What to do: Repeat the lines exactly from the line that contains "Give me the Chart.js source for this chart." through the line that contains "const sliceColors = ['#333333', '#ffffff', '#c0c0c0'];"; leave images out and add nothing.

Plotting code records
..............................
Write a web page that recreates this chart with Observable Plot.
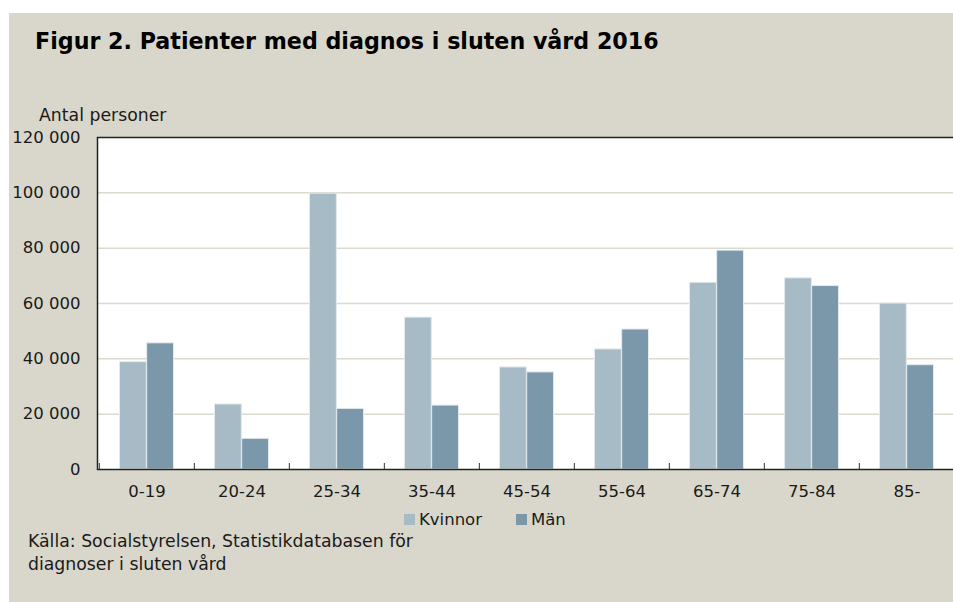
<!DOCTYPE html>
<html>
<head>
<meta charset="utf-8">
<script src="https://cdn.jsdelivr.net/npm/d3@7"></script>
<script src="https://cdn.jsdelivr.net/npm/@observablehq/plot@0.6"></script>
<style>
  html, body { margin: 0; padding: 0; background: #ffffff; width: 953px; height: 602px; overflow: hidden; position: relative; }
  #page { position: absolute; left: 9px; top: 13px; width: 960px; height: 600px; background: #d9d7cb; }
  .abs { position: absolute; font-family: "DejaVu Sans", sans-serif; color: #1a1a1a; white-space: nowrap; }
  #title { left: 35px; top: 28px; font-size: 22.2px; font-weight: 700; color: #000; }
  #ylabel { left: 39px; top: 105px; font-size: 17.3px; }
  #chart { position: absolute; left: 0; top: 100px; width: 960px; }
  #chart svg { max-width: none !important; }
  #legend { left: 404px; top: 510px; font-size: 16.5px; display: flex; align-items: center; }
  #legend .sw { display: inline-block; width: 11px; height: 11px; margin-right: 4px; }
  #legend .item { display: flex; align-items: center; margin-right: 34px; }
  #caption { left: 28px; top: 530px; font-size: 17.3px; line-height: 23px; }
</style>
</head>
<body>
<div id="page"></div>
<div class="abs" id="title">Figur 2. Patienter med diagnos i sluten vård 2016</div>
<div class="abs" id="ylabel">Antal personer</div>
<div id="chart"></div>
<div class="abs" id="legend"></div>
<div class="abs" id="caption">Källa: Socialstyrelsen, Statistikdatabasen för<br>diagnoser i sluten vård</div>
<script>
const ages = ["0-19", "20-24", "25-34", "35-44", "45-54", "55-64", "65-74", "75-84", "85-"];
const kvinnor = [38800, 23500, 99700, 54900, 36900, 43400, 67500, 69100, 60000];
const man = [45600, 11100, 21900, 23100, 35100, 50600, 79100, 66300, 37700];
const seriesNames = ["Kvinnor", "Män"];
const seriesColors = ["#a7bbc6", "#7b98ab"];
const yTicks = [0, 20000, 40000, 60000, 80000, 100000, 120000];

const data = ages.map((a, i) => ({age: a, kvinnor: kvinnor[i], man: man[i]}));

const width = 960, height = 420;
const marginLeft = 97, marginRight = 5, marginTop = 37, marginBottom = 51;
const step = (width - marginLeft - marginRight) / ages.length;
const barW = step * 0.285;
const groupLeft = (step - 2 * barW) / 2;

const fmt = d => d3.format(",")(d).replace(/,/g, " ");

const chart = Plot.plot({
  width, height, marginLeft, marginRight, marginTop, marginBottom,
  style: {background: "transparent", fontFamily: "'DejaVu Sans', sans-serif", fontSize: "16.5px", color: "#1a1a1a", maxWidth: "none"},
  x: {domain: ages, padding: 0, label: null},
  y: {domain: [0, 120000], label: null},
  marks: [
    Plot.frame({fill: "#ffffff"}),
    Plot.gridY(yTicks.filter(d => d > 0 && d < 120000), {stroke: "#dcd9ce", strokeOpacity: 1, strokeWidth: 1.5}),
    Plot.barY(data, {x: "age", y: "kvinnor", fill: seriesColors[0], stroke: "#e3eaee", strokeWidth: 1,
      insetLeft: groupLeft, insetRight: step - groupLeft - barW}),
    Plot.barY(data, {x: "age", y: "man", fill: seriesColors[1], stroke: "#e3eaee", strokeWidth: 1,
      insetLeft: groupLeft + barW, insetRight: groupLeft}),
    Plot.axisY({ticks: yTicks, tickFormat: fmt, tickSize: 0, tickPadding: 17, label: null}),
    Plot.axisX({tickSize: 0, tickPadding: 16, label: null}),
    Plot.axisX({tickSize: -6, text: null, dx: -step / 2, stroke: "#333", label: null}),
    Plot.frame({stroke: "#222", strokeWidth: 1.5})
  ]
});
document.getElementById("chart").appendChild(chart);

const legend = document.getElementById("legend");
seriesNames.forEach((n, i) => {
  const item = document.createElement("span");
  item.className = "item";
  item.innerHTML = `<span class="sw" style="background:${seriesColors[i]}"></span>${n}`;
  legend.appendChild(item);
});
</script>
</body>
</html>
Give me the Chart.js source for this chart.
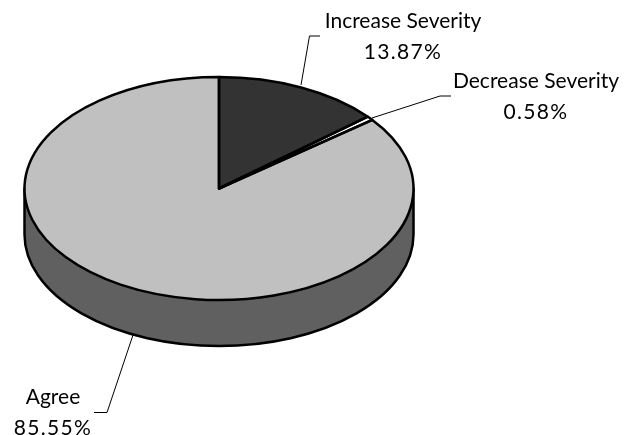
<!DOCTYPE html>
<html>
<head>
<meta charset="utf-8">
<style>
  html, body { margin: 0; padding: 0; background: #fff; }
  canvas { display: block; }
</style>
<script src="https://cdn.jsdelivr.net/npm/chart.js@4/dist/chart.umd.js"></script>
</head>
<body>
<canvas id="severity-pie" width="631" height="435"></canvas>
<script>
const categories = ['Increase Severity', 'Decrease Severity', 'Agree'];
const shares = [13.87, 0.58, 85.55];
const sliceColors = ['#333333', '#ffffff', '#c0c0c0'];

// where each caption sits and how its leader line runs
const captionSpots = [
    { x: 403, y: 21, line: [[301, 85], [309.5, 36], [320, 36]] },
    { x: 536, y: 81, line: [[372, 118], [440, 96], [451, 96]] },
    { x: 53, y: 397, line: [[133, 335], [107, 412.5], [94, 412.5]] }
];

const TILT_CENTER_Y = 188.5;
const TILT = 111.5 / 194.5;
const DEPTH = 46;
const WALL_COLOR = '#606060';
const PEN = 2.5;

function tilt(ctx, arc) {
    ctx.translate(0, TILT_CENTER_Y - arc.y * TILT);
    ctx.scale(1, TILT);
}

// squashes the round pie into a disc and gives it a side wall
const discPlugin = {
    id: 'disc',
    beforeDatasetDraw(chart, args) {
        const ctx = chart.ctx;
        const first = args.meta.data[0];
        const rx = first.outerRadius;
        const ry = rx * TILT;
        ctx.save();
        ctx.beginPath();
        ctx.ellipse(first.x, TILT_CENTER_Y + DEPTH, rx, ry, 0, 0, Math.PI);
        ctx.lineTo(first.x - rx, TILT_CENTER_Y);
        ctx.lineTo(first.x + rx, TILT_CENTER_Y);
        ctx.closePath();
        ctx.fillStyle = WALL_COLOR;
        ctx.fill();
        ctx.lineWidth = PEN;
        ctx.strokeStyle = '#000';
        ctx.lineJoin = 'round';
        ctx.stroke();
        ctx.restore();

        ctx.save();
        tilt(ctx, first);
    },
    afterDatasetDraw(chart, args) {
        const ctx = chart.ctx;
        ctx.restore();

        // outlines go on after the squash so the pen stays even all round
        ctx.save();
        ctx.lineWidth = PEN;
        ctx.strokeStyle = '#000';
        ctx.lineJoin = 'round';
        args.meta.data.forEach(arc => {
            const rx = arc.outerRadius;
            ctx.beginPath();
            ctx.moveTo(arc.x, TILT_CENTER_Y);
            ctx.ellipse(arc.x, TILT_CENTER_Y, rx, rx * TILT, 0, arc.startAngle, arc.endAngle);
            ctx.closePath();
            ctx.stroke();
        });
        ctx.restore();
    },
    afterDraw(chart) {
        const ctx = chart.ctx;
        ctx.save();
        captionSpots.forEach((spot, i) => {
            ctx.beginPath();
            spot.line.forEach(([x, y], n) => n ? ctx.lineTo(x, y) : ctx.moveTo(x, y));
            ctx.lineWidth = 1;
            ctx.strokeStyle = '#000';
            ctx.stroke();

            ctx.fillStyle = '#000';
            ctx.font = '21px Lato';
            ctx.textAlign = 'center';
            ctx.textBaseline = 'middle';
            ctx.letterSpacing = '0px';
            ctx.fillText(categories[i], spot.x, spot.y);
            // the percentages run wider than the names
            ctx.letterSpacing = '1.3px';
            ctx.fillText(shares[i].toFixed(2) + '%', spot.x, spot.y + 31);
        });
        ctx.restore();
    }
};

new Chart(document.getElementById('severity-pie'), {
    type: 'pie',
    data: {
        labels: categories,
        datasets: [{
            data: shares,
            backgroundColor: sliceColors,
            borderWidth: 0,
            clip: false
        }]
    },
    options: {
        responsive: false,
        animation: false,
        layout: { padding: { left: 24.5, right: 217.5, top: 23, bottom: 23 } },
        plugins: {
            legend: { display: false },
            tooltip: { enabled: false }
        }
    },
    plugins: [discPlugin]
});
</script>
</body>
</html>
..............................
Output for this task:
Give me the Chart.js source for this chart.
<!DOCTYPE html>
<html>
<head>
<meta charset="utf-8">
<style>
  html, body { margin: 0; padding: 0; background: #fff; }
  canvas { display: block; }
</style>
<script src="https://cdn.jsdelivr.net/npm/chart.js@4/dist/chart.umd.js"></script>
</head>
<body>
<canvas id="severity-pie" width="631" height="435"></canvas>
<script>
const categories = ['Increase Severity', 'Decrease Severity', 'Agree'];
const shares = [13.87, 0.58, 85.55];
const sliceColors = ['#333333', '#ffffff', '#c0c0c0'];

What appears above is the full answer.